Sterk is dat de overheid in dit rapport duidelijk vanuit de markt denkt en op vele fronten serieuze voorstellen doet. Die voorstellen zijn zowel financieel van aard als dat ze toezien op het verkorten van de doorgaans lange procedures die bij woningbouw komen kijken.
Marktpartijen krijgen handelingsperpectief
Alle marktpartijen komen in het rapport aan bod, van corporaties tot de particuliere huursector. De link met de totale woningbouwopgave van 1 miljoen woningen in 2040 wordt geborgd door in het wetsvoorstel Versterking regie volkshuisvesting de verplichting op te nemen om in de woonprogramma’s van provincies en gemeenten een onderdeel over wonen en zorg op te nemen.
Grote winst is ook de aankondiging van een online kennis- en expertisecentrum dat kennis verzamelt over de bouw van geclusterde woonvormen en verpleegzorgplekken, het versnellen van de doorstroming op de woningmarkt en het verbeteren van de kwaliteit van de leefomgeving.
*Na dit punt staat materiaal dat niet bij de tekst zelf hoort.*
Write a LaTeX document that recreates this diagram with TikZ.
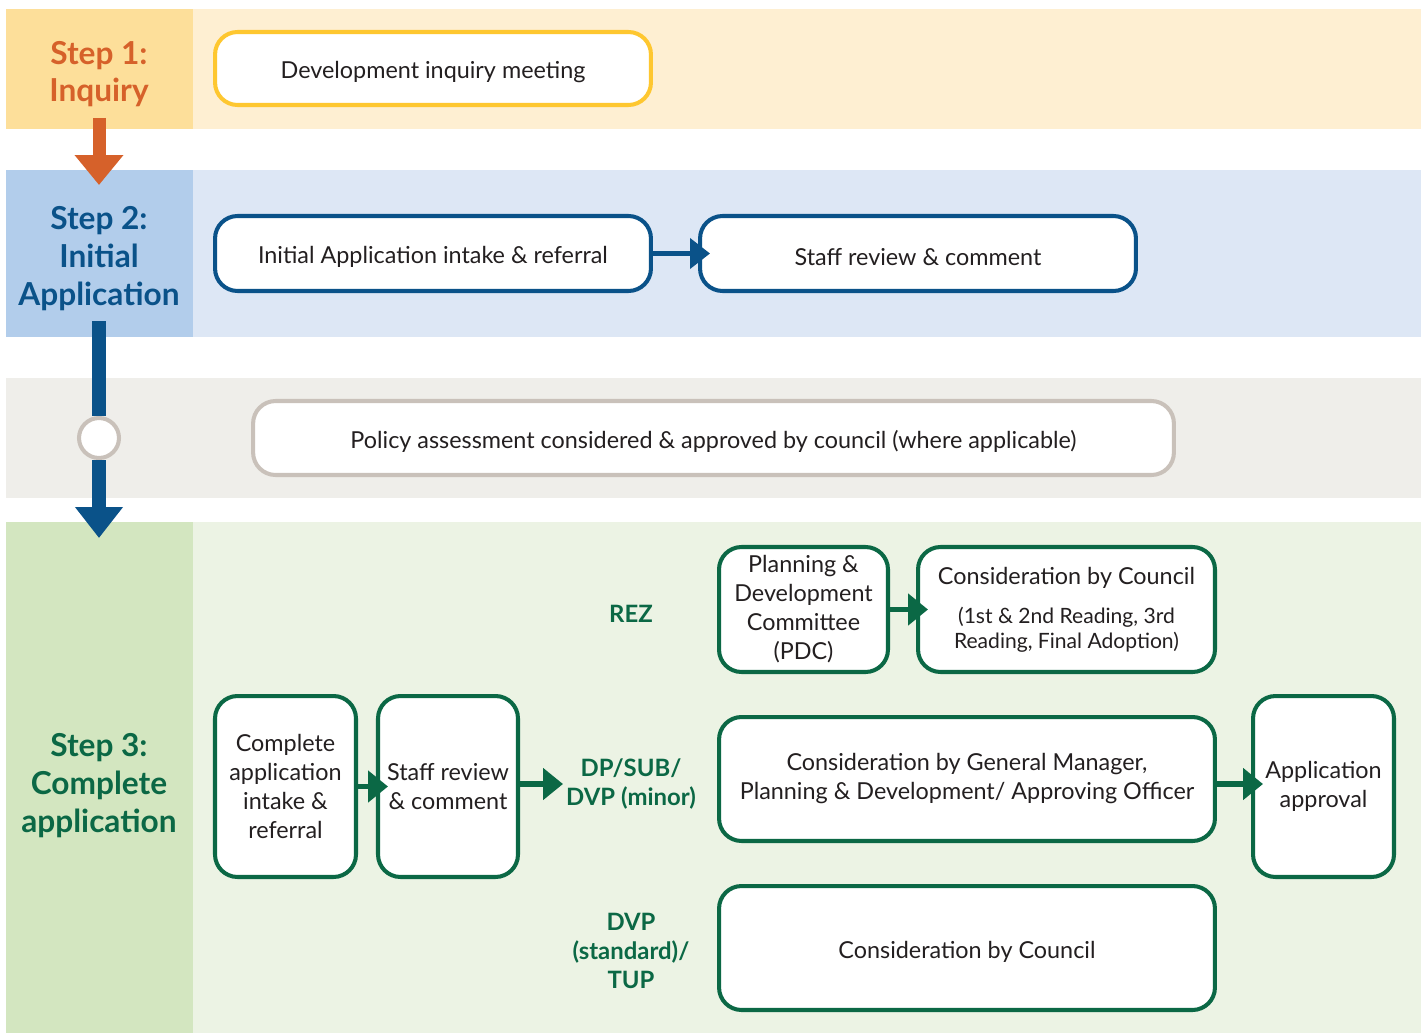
\documentclass[tikz,border=0pt]{standalone}
\usepackage{fontspec}
\setmainfont{Lato}
\usetikzlibrary{arrows.meta, positioning}

\definecolor{InqDark}{HTML}{FDDF9A}
\definecolor{InqLight}{HTML}{FEEFD2}
\definecolor{InqLine}{HTML}{FEC730}
\definecolor{InqText}{HTML}{D6612A}
\definecolor{AppDark}{HTML}{B2CDEB}
\definecolor{AppLight}{HTML}{DDE7F5}
\definecolor{AppLine}{HTML}{0A5289}
\definecolor{PolBand}{HTML}{EFEEEA}
\definecolor{PolLine}{HTML}{C9C1BA}
\definecolor{CplDark}{HTML}{D3E6C0}
\definecolor{CplLight}{HTML}{ECF3E4}
\definecolor{CplLine}{HTML}{0B6845}
\definecolor{Ink}{HTML}{231F20}

\newcommand{\smalltxt}{\fontsize{12}{14}\selectfont}

\begin{document}
\begin{tikzpicture}[x=0.02cm, y=-0.02cm, font=\fontsize{13.3}{16.5}\selectfont,
  box/.style={draw, line width=2.3pt, rounded corners=0.45cm, fill=white,
              text=Ink, align=center, inner sep=1pt,
              execute at begin node={\rule{0pt}{14pt}}},
  ybox/.style={box, draw=InqLine},
  bbox/.style={box, draw=AppLine},
  pbox/.style={box, draw=PolLine},
  gbox/.style={box, draw=CplLine},
  steplabel/.style={font=\fontsize{18}{21.5}\selectfont\bfseries, align=center},
  kind/.style={font=\fontsize{13.6}{16.5}\selectfont\bfseries, text=CplLine, align=center},
  garrow/.style={draw=CplLine, line width=3pt, shorten >=-0.24cm,
                 -{Triangle[length=0.4cm, width=0.62cm]}},
  barrow/.style={draw=AppLine, line width=2.3pt, shorten >=-0.24cm,
                 -{Triangle[length=0.4cm, width=0.6cm]}}]

  \useasboundingbox (0,0) rectangle (1426,1034);

  % Bands
  \fill[InqLight] (6,9) rectangle (1421,129);
  \fill[InqDark] (6,9) rectangle (193,129);
  \fill[AppLight] (6,170) rectangle (1421,337);
  \fill[AppDark] (6,170) rectangle (193,337);
  \fill[PolBand] (6,378) rectangle (1421,498);
  \fill[CplLight] (6,522) rectangle (1421,1033);
  \fill[CplDark] (6,522) rectangle (193,1033);

  % Step labels
  \node[steplabel, text=InqText] (s1) at (99,74) {Step 1:\\Inquiry};
  \node[steplabel, text=AppLine] (s2) at (99,258.5) {Step 2:\\Initial\\Application};
  \node[steplabel, text=CplLine] (s3) at (99,785.5) {Step 3:\\Complete\\application};

  % Step 1 and 2
  \node[ybox, minimum width=8.72cm, minimum height=1.46cm] (inq) at (433,68.5)
    {Development inquiry meeting};
  \node[bbox, minimum width=8.72cm, minimum height=1.5cm] (initapp) at (433,253.5)
    {Initial Application intake \& referral};
  \node[bbox, minimum width=8.72cm, minimum height=1.5cm] (staffa) at (918,253.5)
    {Staff review \& comment};
  \draw[barrow] (initapp) -- (staffa);

  % Policy
  \node[pbox, minimum width=18.42cm, minimum height=1.48cm] (policy) at (713.5,438)
    {Policy assessment considered \& approved by council (where applicable)};

  % Step 3
  \node[gbox, minimum width=2.82cm, minimum height=3.62cm] (cplapp) at (285.5,786.5)
    {Complete\\application\\intake \&\\referral};
  \node[gbox, minimum width=2.8cm, minimum height=3.62cm] (staffb) at (448,786.5)
    {Staff review\\\& comment};
  \coordinate (route) at (563,784);
  \draw[garrow] (cplapp) -- (staffb);
  \draw[garrow, shorten >=0pt] (staffb.east |- route) -- (route);

  \node[kind] (rez) at (631,614) {REZ};
  \node[kind] (dpsub) at (631,784) {DP/SUB/\\DVP (minor)};
  \node[kind] (dvp) at (631,951) {DVP\\(standard)/\\TUP};

  \node[gbox, minimum width=3.38cm, minimum height=2.5cm] (pdc) at (803.5,609.5)
    {Planning \&\\Development\\Committee\\(PDC)};
  \node[gbox, minimum width=5.94cm, minimum height=2.5cm] (councila) at (1066.5,609.5)
    {Consideration by Council\\[5.7pt]\smalltxt (1st \& 2nd Reading, 3rd\\[-2.3pt]
     \smalltxt Reading, Final Adoption)};
  \draw[garrow] (pdc) -- (councila);

  \node[gbox, minimum width=9.92cm, minimum height=2.48cm] (gm) at (967,779)
    {Consideration by General Manager,\\Planning \& Development/ Approving Officer};
  \node[gbox, minimum width=2.82cm, minimum height=3.62cm] (approval) at (1323.5,786.5)
    {Application\\approval};
  \draw[garrow] (gm.east |- 0,784) -- (approval.west |- 0,784);

  \node[gbox, minimum width=9.92cm, minimum height=2.48cm] (councilb) at (967,948)
    {Consideration by Council};

  % Step arrows
  \coordinate (s1out) at (99,118);
  \coordinate (s2in) at (99,185);
  \draw[InqText, line width=7.4pt, -{Triangle[length=0.6cm, width=0.94cm]}] (s1out) -- (s2in);

  \coordinate (s2out) at (99,321);
  \coordinate (s3in) at (99,538);
  \node[circle, draw=PolLine, fill=white, line width=2.3pt, minimum size=0.8cm,
        inner sep=0pt] (junc) at (99,438) {};
  \draw[AppLine, line width=8.5pt] (s2out) -- (junc);
  \draw[AppLine, line width=8.5pt, -{Triangle[length=0.62cm, width=0.92cm]}] (junc) -- (s3in);

\end{tikzpicture}
\end{document}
Dit komt tegemoet aan de sterke behoefte van diverse betrokkenen aan één centraal informatiepunt.
In het rapport ‘Tekort woningen voor ouderen ook probleem voor de zorg’ van januari 2022 gaf ABN AMRO aan dat van de 1 miljoen woningen die tot 2040 moeten worden gebouwd er 400.000 tot 500.000 geschikt moeten zijn voor senioren. De overheid lijkt met de in het rapport geformuleerde doelen ruim op het door ons gewenste pad te zitten: in totaal 290.000 ouderenwoningen in 2030, waarvan 170.000 nultreden-woningen en 80.000 geclusterde woonvormen.
Geclusterde woonvorm
De geclusterde woonvorm is een belangrijk speerpunt in de nota. De boodschap is dat mensen meer voor elkaar moeten gaan zorgen, simpelweg omdat er straks onvoldoende zorgpersoneel is en de kosten niet meer op te brengen zijn. Uit publicaties van de Nza blijkt dat de kosten voor een niet zelfstandig wonende oudere ongeveer driemaal hoger liggen dan voor een zelfstandig wonende oudere. Het is dus in een sterk vergrijzend Nederland essentieel dat de 65-plusser zo lang mogelijk zelfstandig kan blijven wonen, zowel vanuit financieel perspectief als bezien vanuit het welzijn van die oudere zelf.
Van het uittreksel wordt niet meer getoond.